Anyone who spent any time outside over the weekend knows how brutally cold it got in just 24 hours. On Saturday, many people ditched their jackets and gloves, but Sunday saw a scramble to cover up in layers.
Some winter enthusiasts still headed outdoors voluntarily, but others had to for work -- especially those who work in emergency repairs. On one of the coldest days of the year, an entire apartment complex in St. Paul lost its hot water.
"We can always boil water for cooking, but for getting to work and being clean for tomorrow would be a big issue," Jessica Montoya told Fox 9 News.
Call it bad luck or bad timing, but furnace technician Jim Westphall said he's already seen worse when furnaces break as the temperatures in the Twin Cities plummet, leaving a mess of frozen pipes.
"When they walk in there, their toilets will be frozen," he said. "All their lines will be busted and ruptured."
Yet even without any must-have maintenance, the temperature swing was a tough transition for many. Saturday saw a record high of 48 degrees in some spots, but by early Sunday morning, those temperatures took a dive.
"Cold, it's like razor blades," Ian Francis, who is visiting from London, England, described.
Francis frankly stated that he doesn't understand how the weather can change so dramatically overnight -- or that people are keen to keep moving despite it.
"If it was this cold in London, the entire country would come to a standstill," he said.
Even popular ski destination Spirit Mountain shut down in Duluth due to the dangerous windchill temperatures, and while it wasn't as cold at Hyland Ski & Snowboard Area, business still went downhill.
"Ten percent of what we usually see on a Sunday afternoon, maybe 20 percent," estimated Kent Kloster. "People have really chosen to stay home today."

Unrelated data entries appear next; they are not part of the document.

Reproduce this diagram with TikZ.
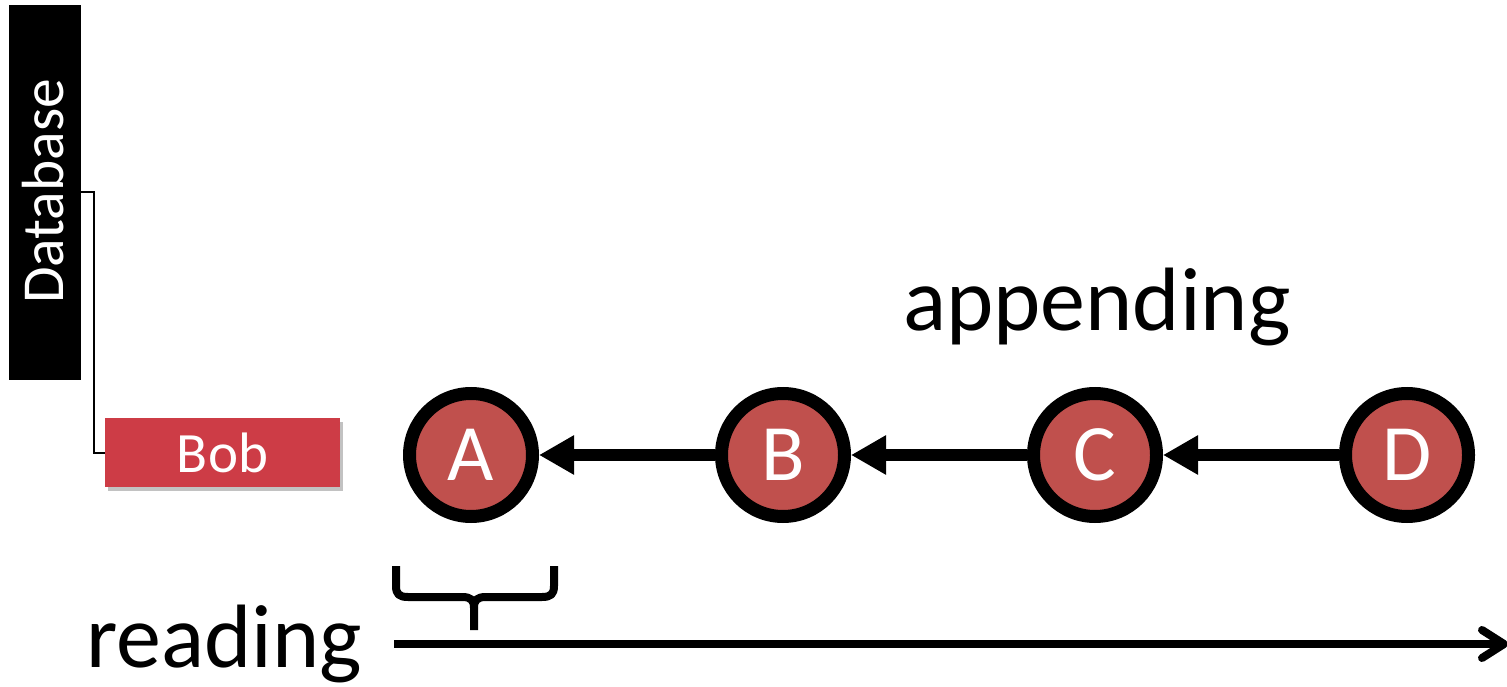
\documentclass[tikz,border=0pt]{standalone}
\usepackage{fontspec}
\setmainfont{Carlito}
\usetikzlibrary{arrows.meta,shadows,calc}
\definecolor{nodered}{HTML}{C0504D}
\definecolor{bobred}{HTML}{CD3C46}
\begin{document}
\begin{tikzpicture}[x=1pt,y=-1pt,
  commit/.style={circle,draw=black,line width=13pt,fill=nodered,minimum size=123pt,inner sep=0pt,text=white,font=\fontsize{80}{90}\selectfont},
  link/.style={line width=12pt,-{Triangle[length=35pt,width=37pt]}},
  dbbox/.style={fill=black,minimum width=72pt,minimum height=375pt,inner sep=0pt},
  bobbox/.style={fill=bobred,minimum width=235pt,minimum height=69pt,inner sep=0pt,text=white,font=\fontsize{57}{66}\selectfont,
    drop shadow={shadow xshift=3pt,shadow yshift=-4pt,fill=black!40,opacity=0.6}},
  bigtext/.style={font=\fontsize{90}{100}\selectfont,inner sep=0pt}]
\useasboundingbox (0,0) rectangle (1507,687);
\node[dbbox] (db) at (45,192.5) {};
\node[rotate=90,text=white,font=\fontsize{59.5}{68}\selectfont,inner sep=0pt] (dbt) at (43,191.5) {Database};
\node[bobbox] (bob) at (222.5,452.5) {Bob};
\draw[line width=2pt] (db.east) -- ++(13,0) |- (bob.west);
\node[commit] (A) at (471,455) {A};
\node[commit] (B) at (783,455) {B};
\node[commit] (C) at (1095,455) {C};
\node[commit] (D) at (1407,455) {D};
\draw[link] (B) -- (A);
\draw[link] (C) -- (B);
\draw[link] (D) -- (C);
\node[bigtext,anchor=base west] (app) at (903,330) {appending};
\node[bigtext,anchor=base west] (read) at (86,667) {reading};
\coordinate (rs) at (394,644);
\coordinate (re) at (1504,644);
\draw[line width=8pt] (rs) -- (re);
\draw[line width=8pt,line cap=round,line join=round] ($(re)+(-22,-14)$) -- (re) -- ($(re)+(-22,14)$);
\draw[line width=8pt,line join=round] (396,566) -- (396,586) .. controls (396,594) and (399,597) .. (408,597) -- (462,597) .. controls (471,597) and (474,600) .. (474,608) -- (474,630);
\draw[line width=8pt,line join=round] (554,566) -- (554,586) .. controls (554,594) and (551,597) .. (542,597) -- (486,597) .. controls (477,597) and (474,600) .. (474,608);
\end{tikzpicture}
\end{document}
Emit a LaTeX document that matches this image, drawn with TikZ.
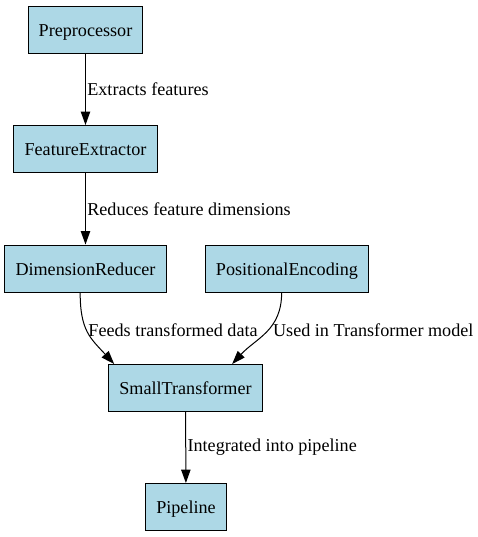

Yet, even on a day where it's bitterly cold, it's almost certain at least a few dog owners will make it out to the bark park. Ray Cradle bundled up and headed out for a long walk.
"I figured no one would bother me," he quipped.
As for Montoya and her fiancé, Dan Merley, they do have a backup plan if their hot water isn't back on tap by Monday morning.
"Luckily, both his parents and my parents are close by," Montoya said.